Stated exercise:
Repeat, exactly and only, the lines from the beginning of the data through the line with "from matplotlib.patches import Patch". Pictures are left out.

Source data:
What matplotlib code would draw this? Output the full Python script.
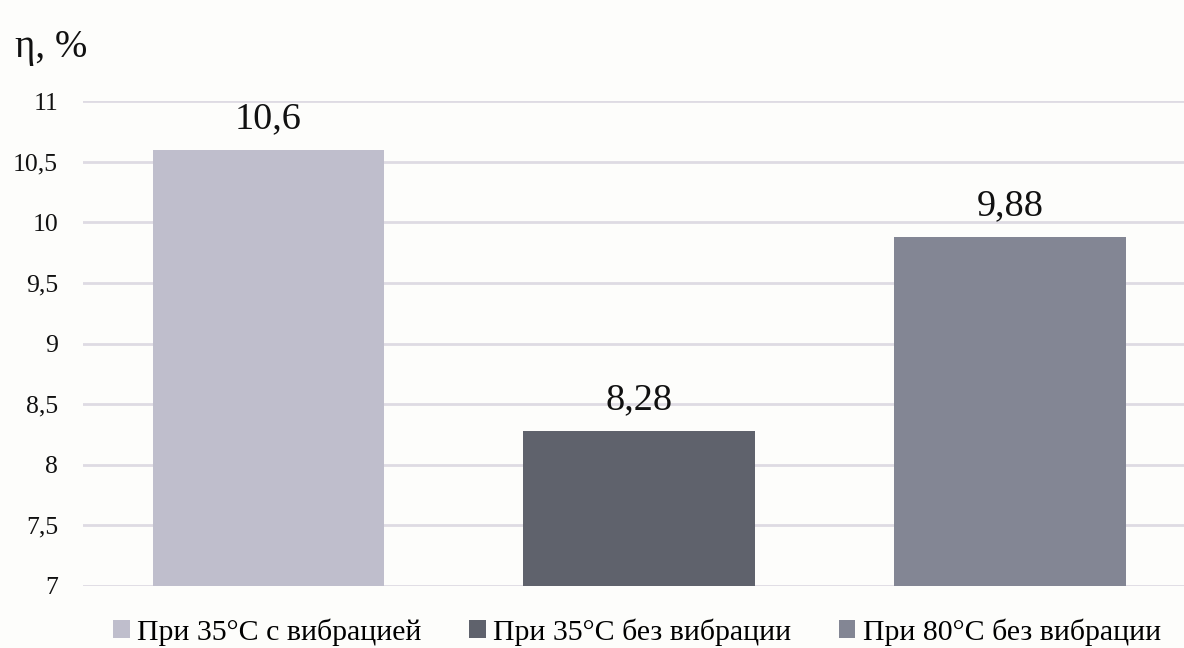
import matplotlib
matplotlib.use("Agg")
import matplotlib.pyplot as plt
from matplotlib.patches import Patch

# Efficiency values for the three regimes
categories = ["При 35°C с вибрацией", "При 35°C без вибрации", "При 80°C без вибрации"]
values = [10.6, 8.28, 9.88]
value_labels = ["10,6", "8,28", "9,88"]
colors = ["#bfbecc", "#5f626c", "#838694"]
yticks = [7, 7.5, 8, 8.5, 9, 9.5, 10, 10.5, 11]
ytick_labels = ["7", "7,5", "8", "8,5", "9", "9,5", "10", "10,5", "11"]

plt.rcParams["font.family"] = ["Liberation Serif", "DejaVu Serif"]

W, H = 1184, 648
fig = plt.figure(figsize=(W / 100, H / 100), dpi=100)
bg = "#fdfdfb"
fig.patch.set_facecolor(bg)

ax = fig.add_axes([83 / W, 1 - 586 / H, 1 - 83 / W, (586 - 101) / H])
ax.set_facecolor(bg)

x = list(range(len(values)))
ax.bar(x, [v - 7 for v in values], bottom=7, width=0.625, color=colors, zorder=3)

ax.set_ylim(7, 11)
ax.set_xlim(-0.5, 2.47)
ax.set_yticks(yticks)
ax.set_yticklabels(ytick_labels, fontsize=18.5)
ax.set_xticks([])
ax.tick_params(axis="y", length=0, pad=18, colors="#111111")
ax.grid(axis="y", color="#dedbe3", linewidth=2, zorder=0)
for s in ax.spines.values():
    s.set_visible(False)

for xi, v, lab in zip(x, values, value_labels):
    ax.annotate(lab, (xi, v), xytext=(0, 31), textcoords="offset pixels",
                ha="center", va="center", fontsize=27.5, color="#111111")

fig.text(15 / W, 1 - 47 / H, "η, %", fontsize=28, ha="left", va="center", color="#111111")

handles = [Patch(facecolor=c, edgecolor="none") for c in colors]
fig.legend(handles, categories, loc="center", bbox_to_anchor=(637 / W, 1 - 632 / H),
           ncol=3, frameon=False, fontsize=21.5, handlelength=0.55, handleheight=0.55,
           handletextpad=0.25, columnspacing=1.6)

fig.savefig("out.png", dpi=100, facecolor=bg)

Task output:
What matplotlib code would draw this? Output the full Python script.
import matplotlib
matplotlib.use("Agg")
import matplotlib.pyplot as plt
from matplotlib.patches import Patch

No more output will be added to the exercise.